Interestingly the difference in reference chemical potentials of \(\mathrm{H}^{+}(\mathrm{aq})\) and \(\mathrm{H}_{3}\mathrm{O}^{+}(\mathrm{aq})\) equals the chemical potential of water(\(\ell\)) at the same \(\mathrm{T}\) and \(\mathrm{p}\). We combine equations (z) and (za) to obtain an equation relating the mean ionic activity coefficients \(\gamma_{\pm}\left(\mathrm{H}^{+} \mathrm{X}^{-}\right)\) and \(\gamma_{\pm}\left(\mathrm{H}_{3} \mathrm{O}^{+} \mathrm{X}^{-}\right)\). Thus (at defined \(\mathrm{T}\) and \(\mathrm{p}\))

\[\begin{aligned}
\ln \left[\gamma_{\pm}\left(\mathrm{H}_{3} \mathrm{O}^{+} \mathrm{X}^{-}\right)\right] &=\ln \left[\gamma_{\pm}\left(\mathrm{H}^{+} \mathrm{X}^{-}\right)\right]+\ln \left[\mathrm{m}\left(\mathrm{H}^{+} \mathrm{X}^{-}\right) / \mathrm{m}\left(\mathrm{H}_{3} \mathrm{O}^{+} \mathrm{X}^{-}\right)\right] \\
&-\phi(\mathrm{I}) \, \mathrm{m}\left(\mathrm{H}^{+} \mathrm{X}^{-}\right) \, \mathrm{M}_{1} \\
+& {[1 / 2 \, \mathrm{R} \, \mathrm{T}] \,\left[\mu^{0}\left(\mathrm{H}^{+} \mathrm{X}^{-} ; \mathrm{aq}\right)+\mu_{1}^{*}(\ell)-\mu^{0}\left(\mathrm{H}_{3} \mathrm{O}^{+} \mathrm{X}^{-} ; \mathrm{aq}\right)\right] }
\end{aligned}\]

Then

\[\begin{aligned}
\ln \left[\gamma_{\pm}\left(\mathrm{H}_{3} \mathrm{O}^{+} \mathrm{X}^{-}\right)\right] &=\ln \left[\gamma_{\pm}\left(\mathrm{H}^{+} \mathrm{X}^{-}\right)\right]+\ln \left[\mathrm{m}\left(\mathrm{H}^{+} \mathrm{X}^{-}\right) / \mathrm{m}\left(\mathrm{H}_{3} \mathrm{O}^{+} \mathrm{X}^{-}\right)\right] \\
&-\phi(\mathrm{I}) \, \mathrm{m}\left(\mathrm{H}^{+} \mathrm{X}^{-}\right) \, \mathrm{M}_{1}
\end{aligned}\]

Also from equations (v) and (w),

\[\ln \left[\mathrm{m}\left(\mathrm{H}^{+} \mathrm{X}^{-}\right) / \mathrm{m}\left(\mathrm{H}_{3} \mathrm{O}^{+} \mathrm{X}^{-}\right)=\ln \left[1-\mathrm{M}_{1} \, \mathrm{m}\left(\mathrm{H}^{+} \mathrm{X}^{-}\right)\right]\right.\]

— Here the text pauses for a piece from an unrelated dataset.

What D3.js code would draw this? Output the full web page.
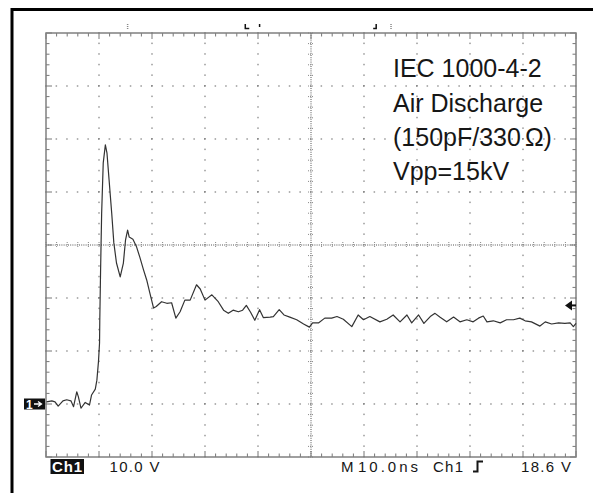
<!DOCTYPE html>
<html>
<head>
<meta charset="utf-8">
<script src="https://cdn.jsdelivr.net/npm/d3@7"></script>
<style>
  body { margin: 0; background: #fff; }
  svg { display: block; }
</style>
</head>
<body>
<div id="chart"></div>
<script>
// waveform: time in ns, level in V (10 V/div, 10 ns/div)
var timeNs = [0.1, 1.1, 1.7, 2.3, 3.2, 3.9, 4.7, 5.2, 5.8, 6.1, 6.6, 7.4, 8.2, 8.6, 9.3, 9.6, 9.9,
  10.1, 10.15, 10.3, 10.5, 10.8, 11.2, 11.5, 11.9, 12.4, 12.8, 13.3, 14.0, 14.6, 15.0, 15.4,
  15.7, 16.4, 17.1, 17.7, 18.4, 19.0, 19.6, 20.3, 20.8, 21.8, 22.8, 23.7, 24.5, 25.3, 26.2,
  27.2, 28.4, 29.1, 30.0, 31.3, 32.5, 33.5, 34.4, 35.3, 36.3, 37.1, 37.8, 38.6, 39.4, 40.3,
  41.0, 42.3, 42.9, 44.0, 44.9, 46.0, 47.3, 48.6, 49.7, 50.3, 51.4, 52.6, 53.9, 54.9, 56.1,
  57.7, 58.9, 59.9, 61.1, 63.0, 64.3, 65.5, 66.8, 68.1, 69.0, 70.3, 71.3, 72.5, 73.4, 74.3,
  75.6, 76.9, 78.1, 79.4, 80.6, 81.6, 82.5, 83.2, 84.4, 85.7, 86.9, 88.2, 89.4, 90.4, 91.6,
  93.2, 94.2, 95.4, 96.7, 97.9, 98.9, 99.5, 100.0];
var volts = [0.4, 0.6, 0.4, -0.4, 0.6, 0.8, 0.6, -0.5, 2.3, 1.4, -0.8, 0.3, -0.2, 1.7, 2.8, 4.5, 8.0,
  11.5, 15.9, 25.3, 36.0, 45.5, 48.9, 47.4, 42.3, 36.0, 30.4, 26.6, 24.0, 26.6, 30.9, 32.8,
  31.5, 31.1, 29.6, 27.7, 25.3, 23.4, 20.9, 18.1, 18.4, 19.3, 19.0, 19.1, 16.2, 17.4, 19.6,
  19.6, 22.5, 21.7, 19.6, 20.6, 19.3, 17.7, 17.1, 17.7, 17.4, 17.7, 18.6, 17.3, 15.8, 17.8,
  16.3, 16.4, 16.5, 17.8, 16.8, 16.4, 15.9, 15.1, 14.5, 15.3, 15.3, 16.2, 16.2, 16.5, 16.0,
  14.6, 16.8, 15.9, 16.5, 15.5, 16.0, 16.8, 15.5, 16.8, 15.3, 16.8, 15.2, 16.5, 17.1, 16.4,
  15.5, 16.4, 15.5, 15.9, 15.5, 16.2, 16.6, 15.5, 15.7, 15.3, 15.9, 15.9, 16.2, 15.7, 15.5,
  14.7, 15.5, 15.1, 15.3, 15.2, 15.3, 14.6, 15.2];

var noteLines = ["IEC 1000-4-2", "Air Discharge", "(150pF/330", "Vpp=15kV"];
var statusLeft = ["Ch1", "10.0 V"];
var statusRight = ["M", "10.0ns", "Ch1", "18.6 V"];
var triggerLevel = 18.6;   // V
var groundLevel = 0;       // V
var cursorTimes = [15.4, 37.6, 40.3, 62.3, 65.1];

var width = 593, height = 493;
var font = "'Liberation Sans', Arial, sans-serif";

var svg = d3.select("#chart").append("svg")
    .attr("width", width)
    .attr("height", height)
    .style("background", "#fff");

// screen area: 10 x 8 divisions
var x = d3.scaleLinear().domain([0, 100]).range([46, 576]);
var y = d3.scaleLinear().domain([-10, 70]).range([457, 33]);

// outer frame (only top and left edge fall inside the picture)
svg.append("path")
    .attr("d", "M12,496V9.5H600")
    .attr("fill", "none")
    .attr("stroke", "#000")
    .attr("stroke-width", 3);

var grid = svg.append("g");
var minorT = d3.range(0, 100.01, 2);
var minorV = d3.range(-10, 70.01, 2);
var majorT = d3.range(10, 91, 10).filter(function(d) { return d != 50; });
var majorV = d3.range(0, 61, 10).filter(function(d) { return d != 30; });

// dotted major lines
majorT.forEach(function(t) {
  grid.selectAll(null).data(minorV).enter().append("rect")
      .attr("x", x(t) - 0.5).attr("y", function(v) { return y(v) - 1; })
      .attr("width", 1).attr("height", 1.5).attr("fill", "#666");
});
majorV.forEach(function(v) {
  grid.selectAll(null).data(minorT).enter().append("rect")
      .attr("x", function(t) { return x(t) - 1; }).attr("y", y(v) - 0.5)
      .attr("width", 1.5).attr("height", 1).attr("fill", "#666");
});

// centre axes, dense dots with small cross ticks
grid.append("line")
    .attr("x1", x(50)).attr("x2", x(50)).attr("y1", y(70)).attr("y2", y(-10))
    .attr("stroke", "#555").attr("stroke-dasharray", "1,1.2");
grid.append("line")
    .attr("x1", x(0)).attr("x2", x(100)).attr("y1", y(30)).attr("y2", y(30))
    .attr("stroke", "#555").attr("stroke-dasharray", "1,1.2");
grid.selectAll(null).data(minorV).enter().append("line")
    .attr("x1", x(50) - 3).attr("x2", x(50) + 3)
    .attr("y1", function(v) { return y(v); }).attr("y2", function(v) { return y(v); })
    .attr("stroke", "#888").attr("stroke-dasharray", "1,1");
grid.selectAll(null).data(minorT).enter().append("line")
    .attr("y1", y(30) - 3).attr("y2", y(30) + 3)
    .attr("x1", function(t) { return x(t); }).attr("x2", function(t) { return x(t); })
    .attr("stroke", "#888").attr("stroke-dasharray", "1,1");

// ticks on the border
function tickLen(d) { return d % 10 == 0 ? 6 : 3.5; }
grid.selectAll(null).data(minorT).enter().append("line")
    .attr("x1", function(t) { return x(t); }).attr("x2", function(t) { return x(t); })
    .attr("y1", y(70)).attr("y2", function(t) { return y(70) + tickLen(t); })
    .attr("stroke", "#777");
grid.selectAll(null).data(minorT).enter().append("line")
    .attr("x1", function(t) { return x(t); }).attr("x2", function(t) { return x(t); })
    .attr("y1", y(-10)).attr("y2", function(t) { return y(-10) - tickLen(t); })
    .attr("stroke", "#777");
grid.selectAll(null).data(minorV).enter().append("line")
    .attr("y1", function(v) { return y(v); }).attr("y2", function(v) { return y(v); })
    .attr("x1", x(0)).attr("x2", function(v) { return x(0) + tickLen(v); })
    .attr("stroke", "#777");
grid.selectAll(null).data(minorV).enter().append("line")
    .attr("y1", function(v) { return y(v); }).attr("y2", function(v) { return y(v); })
    .attr("x1", x(100)).attr("x2", function(v) { return x(100) - tickLen(v); })
    .attr("stroke", "#777");

grid.append("rect")
    .attr("x", x(0)).attr("y", y(70))
    .attr("width", x(100) - x(0)).attr("height", y(-10) - y(70))
    .attr("fill", "none").attr("stroke", "#808080").attr("stroke-width", 1.5);

// cursor markers above the screen
var cur = svg.append("g").attr("stroke-width", 1.5).attr("fill", "none");
cursorTimes.forEach(function(t, i) {
  var cx = x(t);
  if (i == 0 || i == 4) {
    cur.append("line").attr("x1", cx).attr("x2", cx).attr("y1", 24).attr("y2", 29)
        .attr("stroke", "#888").attr("stroke-dasharray", "1,1");
  } else if (i == 1) {
    cur.append("path").attr("d", "M" + cx + ",24V28.5H" + (cx + 4)).attr("stroke", "#111");
  } else if (i == 3) {
    cur.append("path").attr("d", "M" + (cx - 3) + ",28.5H" + cx + "V24").attr("stroke", "#111");
  } else {
    cur.append("line").attr("x1", cx).attr("x2", cx).attr("y1", 24).attr("y2", 27)
        .attr("stroke", "#111");
  }
});

// waveform
var pts = timeNs.map(function(t, i) { return [t, volts[i]]; });
var line = d3.line()
    .x(function(d) { return x(d[0]); })
    .y(function(d) { return y(d[1]); });

svg.append("path")
    .datum(pts)
    .attr("d", line)
    .attr("fill", "none")
    .attr("stroke", "#333")
    .attr("stroke-width", 1.2)
    .attr("stroke-linejoin", "round");

// ground marker "1->"
var gy = y(groundLevel);
svg.append("rect").attr("x", 24).attr("y", gy - 5.5).attr("width", 21).attr("height", 11).attr("fill", "#111");
svg.append("text").attr("x", 26).attr("y", gy + 4.5)
    .attr("font-family", font).attr("font-size", 12).attr("font-weight", "bold")
    .attr("fill", "#fff").text("1");
svg.append("path")
    .attr("d", "M34," + gy + "H41M38," + (gy - 2.5) + "L41.5," + gy + "L38," + (gy + 2.5))
    .attr("fill", "none").attr("stroke", "#fff").attr("stroke-width", 1.3);

// trigger level arrow
var ty = y(triggerLevel);
svg.append("path")
    .attr("d", "M" + (x(100) - 11) + "," + ty + "L" + (x(100) - 4) + "," + (ty - 5) + "V" + (ty + 5) + "Z")
    .attr("fill", "#111");
svg.append("line").attr("x1", x(100) - 6).attr("x2", x(100)).attr("y1", ty).attr("y2", ty)
    .attr("stroke", "#111").attr("stroke-width", 2);

// annotation
var note = svg.append("g")
    .attr("font-family", font).attr("font-size", 25).attr("fill", "#161616");
noteLines.forEach(function(s, i) {
  var t = note.append("text").attr("x", 393).attr("y", 77.3 + i * 34.2).text(s);
  if (i == 2) {
    t.append("tspan").attr("dx", 4).text("\u03A9");
    t.append("tspan").text(")");
  }
});

// status line
svg.append("rect").attr("x", 50.5).attr("y", 459).attr("width", 33.5).attr("height", 15).attr("fill", "#111");
var stat = svg.append("g").attr("font-family", font).attr("font-size", 15).attr("fill", "#161616");
stat.append("text").attr("x", 52).attr("y", 472).attr("fill", "#fff").attr("font-weight", "bold")
    .attr("textLength", 30).attr("lengthAdjust", "spacing").text(statusLeft[0]);
stat.append("text").attr("x", 109.5).attr("y", 472)
    .attr("textLength", 50).attr("lengthAdjust", "spacing").text(statusLeft[1]);

var rightPos = [[341, 0], [358, 60], [433, 30], [521, 50]];
statusRight.forEach(function(s, i) {
  var t = stat.append("text").attr("x", rightPos[i][0]).attr("y", 472).text(s);
  if (rightPos[i][1]) t.attr("textLength", rightPos[i][1]).attr("lengthAdjust", "spacing");
});
// rising edge trigger symbol
stat.append("path")
    .attr("d", "M473,471.5H477.5V461.5H483")
    .attr("fill", "none").attr("stroke", "#161616").attr("stroke-width", 2);
</script>
</body>
</html>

Clearly in dilute aqueous solutions where \(\left\{\mathrm{m}\left(\mathrm{H}^{+} \mathrm{X}^{-}\right) / \mathrm{m}\left(\mathrm{H}_{3} \mathrm{O}^{+} \mathrm{X}-\right)\right\}\) is approximately unity and \(\phi(\mathrm{I}) \, \mathrm{m}\left(\mathrm{H}^{+} \mathrm{X}^{-}\right) \, \mathrm{M}_{1}\) is negligibly small, the two mean ionic activity coefficients are equal but this approximation becomes less acceptable with increase in the ratio \(\mathrm{n}\left(\mathrm{H}^{+} \mathrm{X}^{-}\right) / \mathrm{n}\left(\mathrm{H}_{2} \mathrm{O}\right)\).